Distilled database identifies genetic links to rare diseases

Published online 24 March 2023

A unique method of condensing genetic data enables the rapid discovery of genetic causes for rare diseases. 

Lara Reid

A variant of the ERG protein (green) and cell nuclei (blue) present in some lymphoedema patients. In healthy individuals, the protein exists only inside the nuclei of cells.
A variant of the ERG protein (green) and cell nuclei (blue) present in some lymphoedema patients. In healthy individuals, the protein exists only inside the nuclei of cells.

Daniela Pirri and Graeme Birdsey, Imperial College London (2023)
There are approximately 10,000 catalogued rare diseases that affect humans, but only half of these have a known genetic cause. Now, a unique database developed by Daniel Greene at the Icahn School of Medicine at Mount Sinai, New York, and an international team including scientists in Saudi Arabia, has enabled the identification of 19 new associations between genes and rare diseases, with many more to follow. 

“From a statistical perspective, large numbers of patients and their families are needed for research studies to help pinpoint the genetic causes of rare diseases,” says Ernest Turro at Mount Sinai, senior author of the study. “It cost one billion dollars to sequence one whole genome 25 years ago. Now it costs just a few hundred dollars, making large studies such as the 100,000 Genomes Project (100KGP) feasible.”

The 100KGP involved sequencing the genomes and collecting clinical data for 34,523 patients in the United Kingdom, and 43,016 unaffected relatives across 29,741 families. To analyse this vast dataset efficiently, the researchers developed a computational approach to distil the most pertinent genetic information into a relatively small database, which they called the ‘Rareservoir’. 

“We took advantage of the fact that the genetic variants responsible for rare diseases are typically kept rare in the human population by natural selection, because affected individuals tend to have few children, if any,” says Turro. “This meant that we could discard the genetic information corresponding to common variants in the human population without throwing away the key disease-causing variants.”

The team examined associations between 20,000 genes and 269 classes of rare diseases. They confirmed 241 known associations and identified 19 new ones. From these, they selected the three most promising associations to validate. 

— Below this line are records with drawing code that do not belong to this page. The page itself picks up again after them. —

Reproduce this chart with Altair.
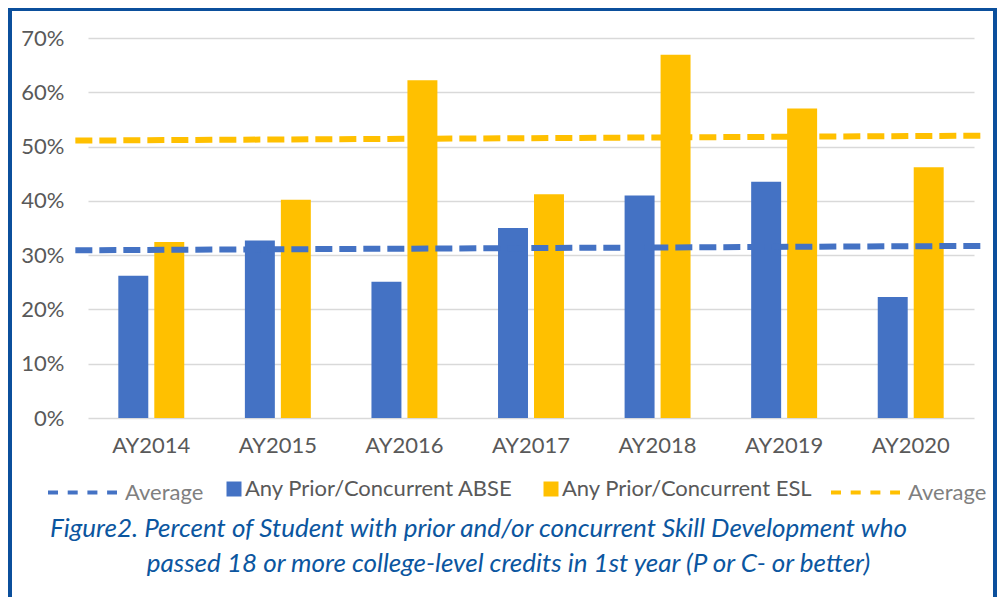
import altair as alt
import pandas as pd

years = ["AY2014", "AY2015", "AY2016", "AY2017", "AY2018", "AY2019", "AY2020"]
series_names = ["Any Prior/Concurrent ABSE", "Any Prior/Concurrent ESL"]
abse = [26.2, 32.7, 25.1, 35.0, 41.0, 43.5, 22.3]
esl = [32.4, 40.2, 62.2, 41.2, 66.9, 57.0, 46.2]
# "Average" dashed lines: value at the start and end of the category span
avg_pos = [-0.1, 7.05]
avg_abse = [30.9, 31.7]
avg_esl = [51.1, 52.0]
y_ticks = [0, 0.1, 0.2, 0.3, 0.4, 0.5, 0.6, 0.7]
caption_lines = [
    "Figure2. Percent of Student with prior and/or concurrent Skill Development who",
    "passed 18 or more college-level credits in 1st year (P or C- or better)",
]

BLUE = "#4472C4"
GOLD = "#FFC000"
TXT = "#595959"
FONT = "Lato"
FS = 22

rows = []
for i, yr in enumerate(years):
    rows.append({"year": yr, "series": series_names[0], "value": abse[i] / 100})
    rows.append({"year": yr, "series": series_names[1], "value": esl[i] / 100})
bar_df = pd.DataFrame(rows)

avgA_df = pd.DataFrame({"pos": avg_pos, "value": [v / 100 for v in avg_abse], "label": ["Average"] * 2})
avgE_df = pd.DataFrame({"pos": avg_pos, "value": [v / 100 for v in avg_esl], "label": ["Average"] * 2})

yscale = alt.Scale(domain=[0, 0.7], nice=False)

bars = alt.Chart(bar_df).mark_bar().encode(
    x=alt.X("year:N", sort=years,
            scale=alt.Scale(paddingInner=0.479, paddingOuter=0.2395),
            axis=alt.Axis(title=None, labelAngle=0, ticks=False, domain=False, grid=False,
                          labelPadding=17, labelFontSize=FS, labelColor=TXT, labelFont=FONT)),
    xOffset=alt.XOffset("series:N", sort=series_names,
                        scale=alt.Scale(paddingInner=0.167, paddingOuter=0)),
    y=alt.Y("value:Q", scale=yscale,
            axis=alt.Axis(title=None, format=".0%", values=y_ticks, ticks=False, domain=False,
                          grid=True, gridColor="#D9D9D9", gridWidth=1.5,
                          labelPadding=24, labelFontSize=FS, labelColor=TXT, labelFont=FONT)),
    fill=alt.Fill("series:N", sort=series_names,
                  scale=alt.Scale(domain=series_names, range=[BLUE, GOLD]),
                  legend=alt.Legend(title=None, orient="none", legendX=135, legendY=440,
                                    direction="horizontal", columns=2, columnPadding=26,
                                    symbolType="square", symbolSize=225, symbolStrokeWidth=0,
                                    labelFont=FONT, labelFontSize=FS, labelColor=TXT,
                                    labelOffset=0, padding=0, labelLimit=400)),
)


def avg_line(df, color, lx):
    return alt.Chart(df).mark_line(strokeWidth=6, strokeDash=[17, 7], strokeCap="butt").encode(
        x=alt.X("pos:Q", scale=alt.Scale(domain=[0, 7], nice=False, zero=False), axis=None),
        y=alt.Y("value:Q", scale=yscale),
        color=alt.Color("label:N", scale=alt.Scale(domain=["Average"], range=[color]),
                        legend=alt.Legend(title=None, orient="none", legendX=lx, legendY=418,
                                          symbolType="stroke", symbolSize=4761,
                                          symbolStrokeWidth=4, symbolDash=[10, 9.7],
                                          labelFont=FONT, labelFontSize=FS,
                                          labelColor="#7F7F7F", labelOffset=6, padding=0)),
    )


line_a = avg_line(avgA_df, BLUE, -42)
line_e = avg_line(avgE_df, GOLD, 741)

CAP_FS = 26
cap1 = alt.Chart(pd.DataFrame({"t": [caption_lines[0]]})).mark_text(
    font=FONT, fontSize=CAP_FS, fontStyle="italic", color="#0B56A0", align="center", baseline="alphabetic"
).encode(text="t:N", x=alt.value(390.5), y=alt.value(499))
cap2 = alt.Chart(pd.DataFrame({"t": [caption_lines[1]]})).mark_text(
    font=FONT, fontSize=CAP_FS, fontStyle="italic", color="#0B56A0", align="center", baseline="alphabetic"
).encode(text="t:N", x=alt.value(420.5), y=alt.value(534))

border = alt.Chart(pd.DataFrame({"a": [0]})).mark_rect(
    fill="transparent", stroke="#0B4F9C", strokeWidth=4
).encode(x=alt.value(-78), x2=alt.value(907), y=alt.value(-29), y2=alt.value(600))

chart = alt.layer(bars, line_a, line_e, cap1, cap2, border).resolve_scale(
    x="independent", color="independent"
).resolve_legend(color="independent").properties(
    width=886, height=380,
    autosize=alt.AutoSizeParams(type="none"),
    padding={"left": 80, "top": 30, "right": 23, "bottom": 179},
    background="white",
).configure_view(strokeWidth=0)

chart.save("out.html", embed_options={"renderer": "svg", "actions": False})
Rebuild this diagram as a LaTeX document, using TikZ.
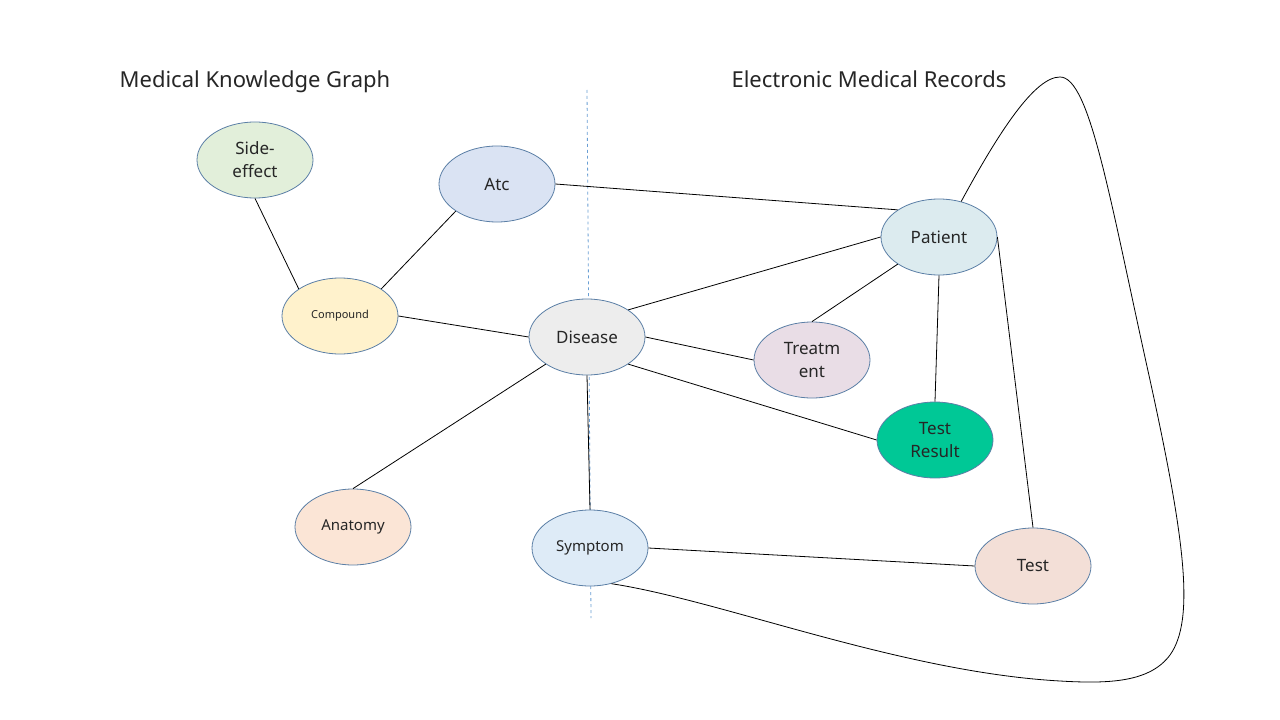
\documentclass[tikz,border=0pt]{standalone}
\usepackage{fontspec}
\setmainfont{Noto Sans}
\usepackage{tikz}
\usetikzlibrary{shapes.geometric}
\usetikzlibrary{positioning}
\definecolor{rimblue}{HTML}{5B7FA6}
\definecolor{splitblue}{HTML}{6A9FD4}
\definecolor{inkgray}{HTML}{262626}
\definecolor{cside}{HTML}{E2EFDA}
\definecolor{catc}{HTML}{DAE3F3}
\definecolor{ccomp}{HTML}{FFF2CC}
\definecolor{cdis}{HTML}{EDEDED}
\definecolor{cpat}{HTML}{DCEBEF}
\definecolor{ctreat}{HTML}{E9DDE6}
\definecolor{cres}{HTML}{00C896}
\definecolor{canat}{HTML}{FBE5D6}
\definecolor{csym}{HTML}{DEEBF7}
\definecolor{ctest}{HTML}{F3DFD7}
\tikzset{ent/.style = {draw = rimblue, line width = 0.8bp, shape = ellipse, inner sep = 0,
    minimum width = 116bp, minimum height = 76bp, align = center, text = inkgray,
    font = \fontsize{17bp}{23bp}\selectfont}}
\tikzset{link/.style = {draw = black, line width = 0.8bp}}
\tikzset{headline/.style = {text = inkgray, anchor = base, font = \fontsize{22bp}{26bp}\selectfont}}

\begin{document}
\begin{tikzpicture}[x = 1bp, y = -1bp]
    \useasboundingbox (0, 0) rectangle (1280, 720);
    \fill [white] (0, 0) rectangle (1280, 720);

    \node [headline] (kgtitle) at (255, 88) {Medical Knowledge Graph};
    \node [headline] (emrtitle) at (869, 88) {Electronic Medical Records};

    \coordinate (splittop) at (587, 90);
    \coordinate (splitbot) at (591, 618);
    \draw [splitblue, dashed, line width = 0.8bp] (splittop) -- (splitbot);

    \node [ent, fill = cside] (sideeffect) at (255, 160) {Side-\\effect};
    \node [ent, fill = catc] (atc) at (497, 184) {Atc};
    \node [ent, fill = ccomp, font = \fontsize{11bp}{13bp}\selectfont] (compound) at (340, 316) {Compound};
    \node [ent, fill = cdis] (disease) at (587, 337) {Disease};
    \node [ent, fill = cpat] (patient) at (939, 237) {Patient};
    \node [ent, fill = ctreat] (treatment) at (812, 360) {Treatm\\ent};
    \node [ent, fill = cres] (testresult) at (935, 440) {Test\\Result};
    \node [ent, fill = canat, font = \fontsize{15bp}{18bp}\selectfont] (anatomy) at (353, 527) {Anatomy};
    \node [ent, fill = csym, font = \fontsize{15bp}{18bp}\selectfont] (symptom) at (590, 548) {Symptom};
    \node [ent, fill = ctest] (test) at (1033, 566) {Test};

    \draw [link] (sideeffect.south) -- (compound.north west);
    \draw [link] (compound.north east) -- (atc.south west);
    \draw [link] (compound.east) -- (disease.west);
    \draw [link] (atc.east) -- (patient.north west);
    \draw [link] (disease.north east) -- (patient.west);
    \draw [link] (disease.east) -- (treatment.west);
    \draw [link] (disease.south east) -- (testresult.west);
    \draw [link] (disease.south west) -- (anatomy.north);
    \draw [link] (disease.south) -- (symptom.north);
    \draw [link] (patient.south west) -- (treatment.north);
    \draw [link] (patient.south) -- (testresult.north);
    \draw [link] (patient.east) -- (test.north);
    \draw [link] (symptom.east) -- (test.west);

    % long loop from Patient round the right side back to Symptom
    \draw [link] (patient.58) .. controls (1000, 130) and (1035, 77) .. (1060, 77)
        .. controls (1090, 77) and (1110, 200) .. (1150, 380)
        .. controls (1185, 540) and (1195, 620) .. (1170, 655)
        .. controls (1150, 682) and (1110, 684) .. (1060, 681)
        .. controls (900, 672) and (720, 600) .. (symptom.-59);
\end{tikzpicture}
\end{document}
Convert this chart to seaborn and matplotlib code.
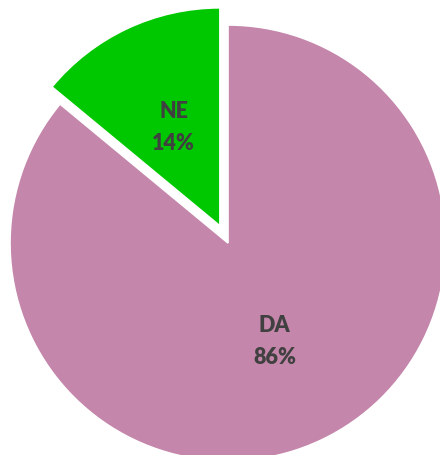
import matplotlib
matplotlib.use("Agg")
import matplotlib.pyplot as plt
import seaborn as sns

categories = ["DA", "NE"]
values = [86, 14]
colors = ["#C486AA", "#00C800"]
explode = [0, 0.087]

sns.set_theme(style="white")
plt.rcParams['font.family'] = ['Lato', 'DejaVu Sans']

fig = plt.figure(figsize=(4.40, 4.55), dpi=100)
ax = fig.add_axes([0, 0, 1, 1])

labels = [f"{c}\n{v}%" for c, v in zip(categories, values)]
wedges, texts = ax.pie(values, colors=colors, explode=explode, startangle=90,
                       counterclock=False, labels=labels, labeldistance=0.5,
                       radius=1.0,
                       wedgeprops=dict(edgecolor="white", linewidth=1.2),
                       textprops=dict(color="#404040", fontsize=15.5,
                                      fontweight="heavy", ha="center",
                                      va="center", linespacing=1.65))

s = 218.0
ax.set_xlim(-228 / s, (440 - 228) / s)
ax.set_ylim(-(455 - 243) / s, 243 / s)
ax.set_aspect("equal")
ax.axis("off")

fig.savefig("out.png", dpi=100)
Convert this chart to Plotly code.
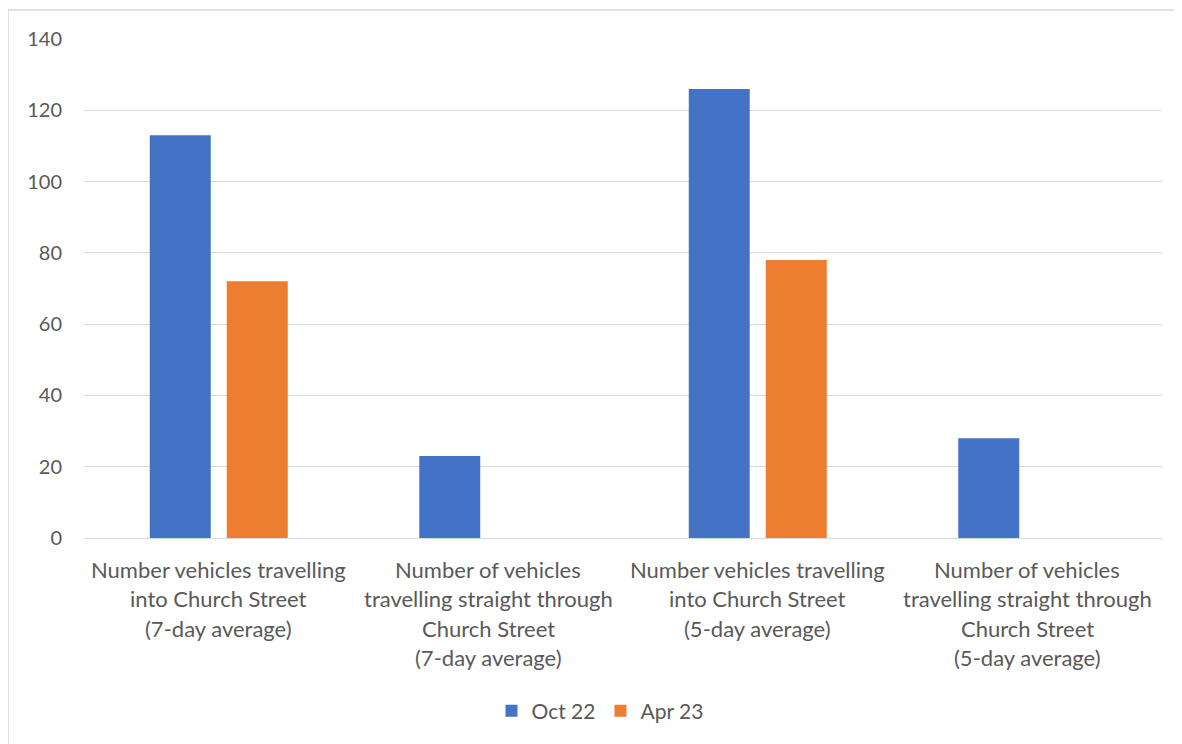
import plotly.graph_objects as go

categories = [
    "Number vehicles travelling<br>into Church Street<br>(7-day average)",
    "Number of vehicles<br>travelling straight through<br>Church Street<br>(7-day average)",
    "Number vehicles travelling<br>into Church Street<br>(5-day average)",
    "Number of vehicles<br>travelling straight through<br>Church Street<br>(5-day average)",
]
oct22 = [113, 23, 126, 28]
apr23 = [72, None, 78, None]
y_ticks = [0, 20, 40, 60, 80, 100, 120, 140]

FONT = "Lato"
TXT = "#595959"
GRID = "#d9d9d9"

# page has an 8px body margin; work in figure coordinates (page - 8)
OFF = 8
W, H = 1182 - OFF, 744 - OFF
L = 84 - OFF
T = 39 - OFF
plot_right = 1162 - OFF
plot_bottom = 538 - OFF
R = W - plot_right
B = H - plot_bottom
pw = plot_right - L
ph = plot_bottom - T

fig = go.Figure()
fig.add_trace(go.Bar(name="Oct 22", x=categories, y=oct22, marker=dict(color="#4472c4", line=dict(width=0))))
fig.add_trace(go.Bar(name="Apr 23", x=categories, y=apr23, marker=dict(color="#ed7d31", line=dict(width=0))))

# category labels, one annotation per line for Excel-like spacing
line_centers = [569, 598.5, 628, 657.5]
for c in categories:
    for i, part in enumerate(c.split("<br>")):
        fig.add_annotation(x=c, xref="x", y=(plot_bottom - (line_centers[i] - OFF)) / ph, yref="paper",
                           text=part, showarrow=False, xanchor="center", yanchor="middle",
                           font=dict(family=FONT, size=22, color=TXT))

# chart border
fig.add_shape(type="rect", xref="paper", yref="paper",
              x0=(8 - OFF - L) / pw, x1=(1220 - OFF - L) / pw,
              y0=(plot_bottom - 780) / ph, y1=(plot_bottom - (10 - OFF)) / ph,
              line=dict(color=GRID, width=1.5), fillcolor="rgba(0,0,0,0)", layer="below")

fig.update_layout(
    width=W, height=H,
    margin=dict(l=L, r=R, t=T, b=B),
    paper_bgcolor="white", plot_bgcolor="white",
    barmode="group", bargap=0.4286, bargroupgap=0.208,
    font=dict(family=FONT, size=20, color=TXT),
    legend=dict(orientation="h", x=(600 - OFF - L) / pw, xanchor="center",
                y=(plot_bottom - (711 - OFF)) / ph, yanchor="middle",
                font=dict(family=FONT, size=21, color=TXT), traceorder="normal"),
    xaxis=dict(showticklabels=False, showgrid=False, zeroline=False, showline=False, ticks=""),
    yaxis=dict(range=[0, 140], tickvals=y_ticks, showgrid=True, gridcolor=GRID, gridwidth=1,
               zeroline=True, zerolinecolor=GRID, zerolinewidth=1, showline=False, ticks="",
               ticklabelstandoff=21, tickfont=dict(family=FONT, size=20, color=TXT)),
)

fig.write_html("out.html")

“Working with our international collaborators, we identified additional families with these three diseases and performed experiments to confirm our results,” says Turro. “This included our colleagues in Saudi Arabia, who contributed excellent data from a family affected by congenital deafness.”

The team verified that variants in a gene called GPR156 cause congenital deafness, and ERG gene variants cause primary lymphoedema – a condition involving fluid retention and swelling in the body’s tissues. Finally, they showed that PMEPA1 gene variants cause familial thoracic aortic aneurysm disease – hereditary swelling of the main artery in the chest.

“The remaining 16 gene-disease relationships merit further exploration,” says Turro. “Of the 269 disease classes analysed, 28 contained fewer than five families, limiting our ability to make discoveries. Boosting sample sizes for such ultra-rare disorders by encouraging enrolment is crucial.”

Turro hopes that the Rareservoir will be an invaluable tool to hasten discoveries across other large genetic datasets from rare disease patients.


Greene, D. et al. Genetic association analysis of 77,539 genomes reveals rare disease etiologies. Nat. Med. (2023).